Five People You Should Never Trust

As a general rule, don’t trust anyone who is always happy.

When things go bad, feeling happy is denial.

anyone who doesn't feel at least a little sad about screwing-up has reached their potential

5 people you shouldn’t trust:

  1. Bubbly technical people.
  2. Cheerful surgeons.  Serious work requires serious people.
  3. Teammates who feel good about themselves after letting others down. If you don’t feel sad about hurting others, you’re an untrustworthy ass.
  4. Leaders who minimize challenges.
  5. Colleagues who choose happiness over responsibility. You can’t rely on anyone who always places personal comfort over meaningful service.

4 ways to earn trust through sadness:

#1. Don’t roll in the mud, but at least acknowledge sadness in others.

It’s not a sin to feel sad. Don’t quickly cheer someone who feels sad about screwing-up.  

#2. Explore learning. What have you learned about yourself? Anyone who doesn’t feel at least a little sad about screwing-up has reached their potential.

#3. Expect action. Don’t get sucked into coddling someone who screwed-up. Ask them what they would like to do about it. Attack helpless-sadness head on.

You can’t turn your back on sadness and press through screwing-up at the same time.

#4. Give people – who feel sad about screwing-up – new opportunities to deliver value, as long as screwing up isn’t a pattern. New opportunity re-energizes. Learn from the past. Look to the future.

Sadness and optimism:

Humans are able to feel conflicting emotion at the same time.
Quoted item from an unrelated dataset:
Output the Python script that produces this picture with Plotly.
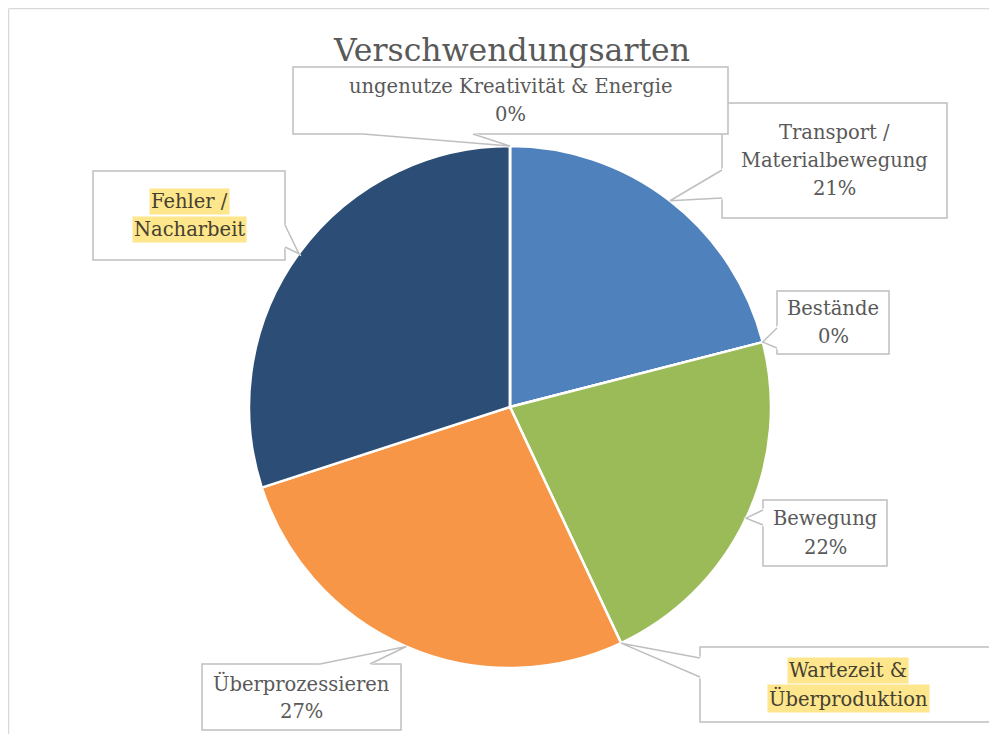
import math
import plotly.graph_objects as go

# ---- data ----
categories = ["Transport /<br>Materialbewegung", "Bestände", "Bewegung",
              "Wartezeit &<br>Überproduktion", "Überprozessieren",
              "Fehler /<br>Nacharbeit", "ungenutze Kreativität & Energie"]
values = [21, 0, 22, 0, 27, 30, 0]
show_pct = [True, True, True, False, True, False, True]
highlighted = [False, False, False, True, False, True, False]
slice_colors = ["#4F81BD", "#C0504D", "#9BBB59", "#8064A2", "#F79646", "#2C4D75", "#4BACC6"]
title_text = "Verschwendungsarten"

# ---- layout geometry (pixels in the 997x734 window) ----
OFF = 8                      # page body margin
W, H = 997 - OFF, 734 - OFF  # figure size
CX, CY, R = 510, 407, 261
FONT = "DejaVu Serif"
TXT = "#595959"
BORDER = "#BFBFBF"
LSP = 28

def px(x):
    return (x - OFF) / W

def py(y):
    return 1 - (y - OFF) / H

# label boxes: (x0, y0, x1, y1) and wedge base points on the box edge
boxes = [
    ((722, 103, 947, 218), ((722, 170), (722, 198))),
    ((777, 291, 889, 354), ((777, 328), (777, 348))),
    ((763, 500, 887, 566), ((763, 510), (763, 525))),
    ((700, 647, 996, 722), ((700, 658), (700, 677))),
    ((202, 664, 401, 730), ((320, 664), (370, 664))),
    ((93, 171, 285, 260), ((285, 225), (285, 247))),
    ((293, 67, 728, 134), ((363, 134), (473, 134))),
]

fig = go.Figure()
fig.add_trace(go.Pie(
    labels=categories, values=values, sort=False, direction="clockwise",
    rotation=0, textinfo="none", hoverinfo="label+percent",
    marker=dict(colors=slice_colors, line=dict(color="white", width=2.5)),
    domain=dict(x=[px(CX - R), px(CX + R)], y=[py(CY + R), py(CY - R)]),
    showlegend=False,
))

shapes = []
annotations = []
# outer frame lines
shapes.append(dict(type="line", xref="paper", yref="paper", x0=0.001, y0=py(8.5), x1=1, y1=py(8.5),
                   line=dict(color="#D9D9D9", width=1.5)))
shapes.append(dict(type="line", xref="paper", yref="paper", x0=px(8.5), y0=py(8.5), x1=px(8.5), y1=0,
                   line=dict(color="#D9D9D9", width=1.5)))

total = sum(values)
cum = 0.0
for i, v in enumerate(values):
    mid = (cum + v / 2) / total
    cum += v
    ang = 2 * math.pi * mid
    tx, ty = CX + R * math.sin(ang), CY - R * math.cos(ang)
    (x0, y0, x1, y1), (b1, b2) = boxes[i]
    shapes.append(dict(type="rect", xref="paper", yref="paper",
                       x0=px(x0), y0=py(y1), x1=px(x1), y1=py(y0),
                       fillcolor="white", line=dict(color=BORDER, width=1.5)))
    # erase border between wedge base points
    shapes.append(dict(type="path", xref="paper", yref="paper",
                       path=f"M {px(b1[0])},{py(b1[1])} L {px(tx)},{py(ty)} L {px(b2[0])},{py(b2[1])} Z",
                       fillcolor="white", line=dict(color="white", width=2.5)))
    shapes.append(dict(type="path", xref="paper", yref="paper",
                       path=f"M {px(b1[0])},{py(b1[1])} L {px(tx)},{py(ty)} L {px(b2[0])},{py(b2[1])}",
                       fillcolor="rgba(0,0,0,0)", line=dict(color=BORDER, width=1.5)))
    bx, by = (x0 + x1) / 2, (y0 + y1) / 2
    pct = f"{round(100 * v / total)}%"
    lines = categories[i].split("<br>")
    if show_pct[i]:
        lines.append(pct)
    n = len(lines)
    for k, ln in enumerate(lines):
        yy = by + (k - (n - 1) / 2) * LSP
        a = dict(x=px(bx), y=py(yy), xref="paper", yref="paper", xanchor="center",
                 yanchor="middle", text=ln, showarrow=False,
                 font=dict(family=FONT, size=19.5, color=TXT))
        if highlighted[i]:
            a["bgcolor"] = "#FDE68C"
            a["borderpad"] = 1
            a["font"]["color"] = "#454030"
        annotations.append(a)

annotations.append(dict(x=px(511), y=py(50), xref="paper", yref="paper", text=title_text,
                        xanchor="center", yanchor="middle",
                        showarrow=False, font=dict(family=FONT, size=31.5, color=TXT)))

fig.update_layout(width=W, height=H, margin=dict(l=0, r=0, t=0, b=0),
                  paper_bgcolor="white", plot_bgcolor="white",
                  shapes=shapes, annotations=annotations)
fig.write_html("out.html")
You can be happy you’re pregnant and terrified at the responsibility all at once.

Leaders feel sad about past screw ups and optimistic that – with work – things will be different next time.

Realistic optimism is a leaderly way to respond to sadness after past screw-ups.

A little sadness increases*:

  1. Influence.
  2. Persuasion
  3. Generosity.
  4. Creativity.
  5. Persistence.
  6. Effective decision-making.
  7. Over-all success.

How might leaders navigate sadness in colleagues and teammates? In themselves?

*Adapted from The Upside of Your Dark Side by Rob Kashdan and Robert Biswas-Diener.

Note: This post isn’t about depression or debilitating sadness.